— start PROVIDED RECORDS —

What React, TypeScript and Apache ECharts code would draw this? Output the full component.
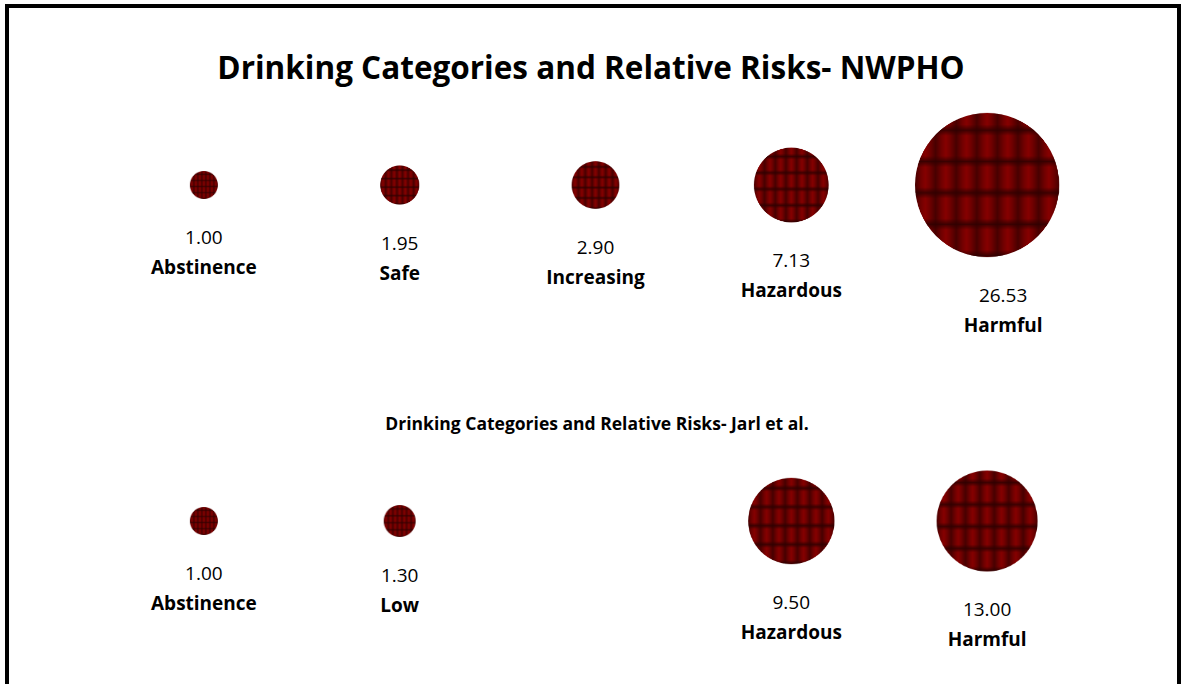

— end PROVIDED RECORDS —
— start PROVIDED RECORDS —

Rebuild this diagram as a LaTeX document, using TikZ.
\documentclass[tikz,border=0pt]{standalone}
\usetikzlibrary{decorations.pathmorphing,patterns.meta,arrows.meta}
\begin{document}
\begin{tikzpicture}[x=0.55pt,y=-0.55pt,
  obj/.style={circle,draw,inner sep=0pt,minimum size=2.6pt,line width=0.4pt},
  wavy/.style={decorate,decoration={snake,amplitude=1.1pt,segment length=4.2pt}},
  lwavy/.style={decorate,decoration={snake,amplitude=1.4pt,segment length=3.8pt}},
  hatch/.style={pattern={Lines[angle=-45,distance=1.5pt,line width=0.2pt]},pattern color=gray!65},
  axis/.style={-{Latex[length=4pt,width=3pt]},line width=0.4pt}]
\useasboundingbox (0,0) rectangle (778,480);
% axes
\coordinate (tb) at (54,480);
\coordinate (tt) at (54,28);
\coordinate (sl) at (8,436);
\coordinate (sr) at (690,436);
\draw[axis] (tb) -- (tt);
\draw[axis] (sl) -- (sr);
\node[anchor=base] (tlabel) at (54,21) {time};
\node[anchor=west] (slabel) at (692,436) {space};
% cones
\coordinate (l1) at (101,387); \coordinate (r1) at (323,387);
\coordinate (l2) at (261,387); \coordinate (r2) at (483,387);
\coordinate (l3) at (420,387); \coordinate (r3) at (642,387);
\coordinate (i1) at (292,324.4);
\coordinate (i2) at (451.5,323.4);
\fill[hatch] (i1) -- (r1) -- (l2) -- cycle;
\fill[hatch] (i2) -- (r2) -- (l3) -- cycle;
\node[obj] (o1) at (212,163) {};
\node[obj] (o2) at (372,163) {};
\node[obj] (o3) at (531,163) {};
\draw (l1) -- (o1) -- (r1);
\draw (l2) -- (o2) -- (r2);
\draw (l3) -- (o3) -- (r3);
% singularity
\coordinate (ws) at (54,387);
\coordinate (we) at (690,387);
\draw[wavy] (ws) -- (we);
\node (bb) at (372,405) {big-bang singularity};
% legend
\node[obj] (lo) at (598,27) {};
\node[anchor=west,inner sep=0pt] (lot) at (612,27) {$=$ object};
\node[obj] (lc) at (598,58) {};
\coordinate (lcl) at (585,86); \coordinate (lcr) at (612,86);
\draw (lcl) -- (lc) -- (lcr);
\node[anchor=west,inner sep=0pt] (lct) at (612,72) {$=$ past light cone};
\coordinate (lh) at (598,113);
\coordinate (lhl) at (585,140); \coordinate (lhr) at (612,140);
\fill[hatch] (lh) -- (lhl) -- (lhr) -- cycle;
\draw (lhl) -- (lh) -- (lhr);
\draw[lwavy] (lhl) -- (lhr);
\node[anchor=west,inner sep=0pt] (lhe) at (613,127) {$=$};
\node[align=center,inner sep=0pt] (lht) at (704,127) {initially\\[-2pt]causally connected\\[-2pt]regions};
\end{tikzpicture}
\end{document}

— end PROVIDED RECORDS —
— start PROVIDED RECORDS —

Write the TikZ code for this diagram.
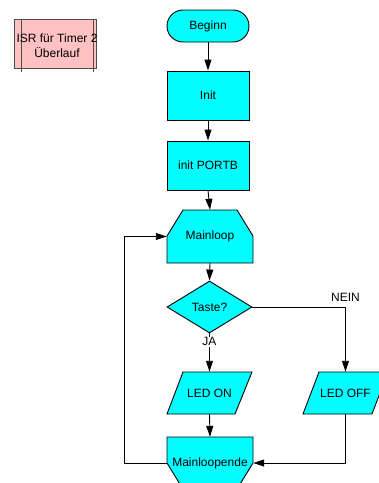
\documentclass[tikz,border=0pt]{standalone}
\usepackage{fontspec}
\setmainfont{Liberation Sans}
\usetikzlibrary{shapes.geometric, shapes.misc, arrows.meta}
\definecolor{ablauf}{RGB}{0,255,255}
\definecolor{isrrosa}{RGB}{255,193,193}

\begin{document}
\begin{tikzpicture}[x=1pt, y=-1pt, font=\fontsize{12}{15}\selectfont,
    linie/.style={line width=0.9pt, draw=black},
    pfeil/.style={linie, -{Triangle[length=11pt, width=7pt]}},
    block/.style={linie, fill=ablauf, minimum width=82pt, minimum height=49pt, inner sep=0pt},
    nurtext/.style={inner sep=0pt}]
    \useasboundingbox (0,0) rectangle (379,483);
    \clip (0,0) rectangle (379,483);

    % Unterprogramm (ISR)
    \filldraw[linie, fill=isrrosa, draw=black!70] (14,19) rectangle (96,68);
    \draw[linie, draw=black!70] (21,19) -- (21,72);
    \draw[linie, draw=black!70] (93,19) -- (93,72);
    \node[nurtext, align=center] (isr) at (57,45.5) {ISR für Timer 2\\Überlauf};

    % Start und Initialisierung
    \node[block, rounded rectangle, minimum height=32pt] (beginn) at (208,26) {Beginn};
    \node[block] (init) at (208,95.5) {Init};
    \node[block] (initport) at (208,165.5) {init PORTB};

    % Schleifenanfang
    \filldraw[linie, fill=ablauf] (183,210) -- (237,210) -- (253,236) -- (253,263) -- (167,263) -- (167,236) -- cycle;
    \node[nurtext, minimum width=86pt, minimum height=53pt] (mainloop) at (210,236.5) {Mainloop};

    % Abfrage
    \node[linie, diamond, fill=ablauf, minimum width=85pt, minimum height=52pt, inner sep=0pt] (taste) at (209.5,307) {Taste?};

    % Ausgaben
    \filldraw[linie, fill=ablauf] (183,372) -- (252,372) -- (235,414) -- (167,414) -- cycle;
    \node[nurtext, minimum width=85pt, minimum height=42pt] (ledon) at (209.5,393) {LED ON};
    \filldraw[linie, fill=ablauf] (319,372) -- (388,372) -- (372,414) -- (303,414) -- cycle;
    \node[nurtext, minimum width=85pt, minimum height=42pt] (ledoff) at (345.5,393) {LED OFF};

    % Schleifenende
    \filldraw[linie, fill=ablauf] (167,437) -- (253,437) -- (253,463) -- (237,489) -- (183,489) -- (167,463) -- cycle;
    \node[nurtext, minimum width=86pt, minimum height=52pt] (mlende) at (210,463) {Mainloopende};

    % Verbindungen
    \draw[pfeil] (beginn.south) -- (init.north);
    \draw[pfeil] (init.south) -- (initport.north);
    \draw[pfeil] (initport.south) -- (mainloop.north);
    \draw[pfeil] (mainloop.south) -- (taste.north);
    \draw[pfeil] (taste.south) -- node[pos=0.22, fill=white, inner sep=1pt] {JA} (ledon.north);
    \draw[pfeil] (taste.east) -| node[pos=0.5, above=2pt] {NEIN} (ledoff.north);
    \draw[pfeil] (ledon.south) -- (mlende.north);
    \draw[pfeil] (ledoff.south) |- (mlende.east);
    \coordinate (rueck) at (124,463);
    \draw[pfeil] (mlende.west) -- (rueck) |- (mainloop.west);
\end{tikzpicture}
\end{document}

— end PROVIDED RECORDS —

REQUIREMENTS: Pick out all lines containing the string "diagram".

SOLUTION TO THE EXERCISE:
Rebuild this diagram as a LaTeX document, using TikZ.
Write the TikZ code for this diagram.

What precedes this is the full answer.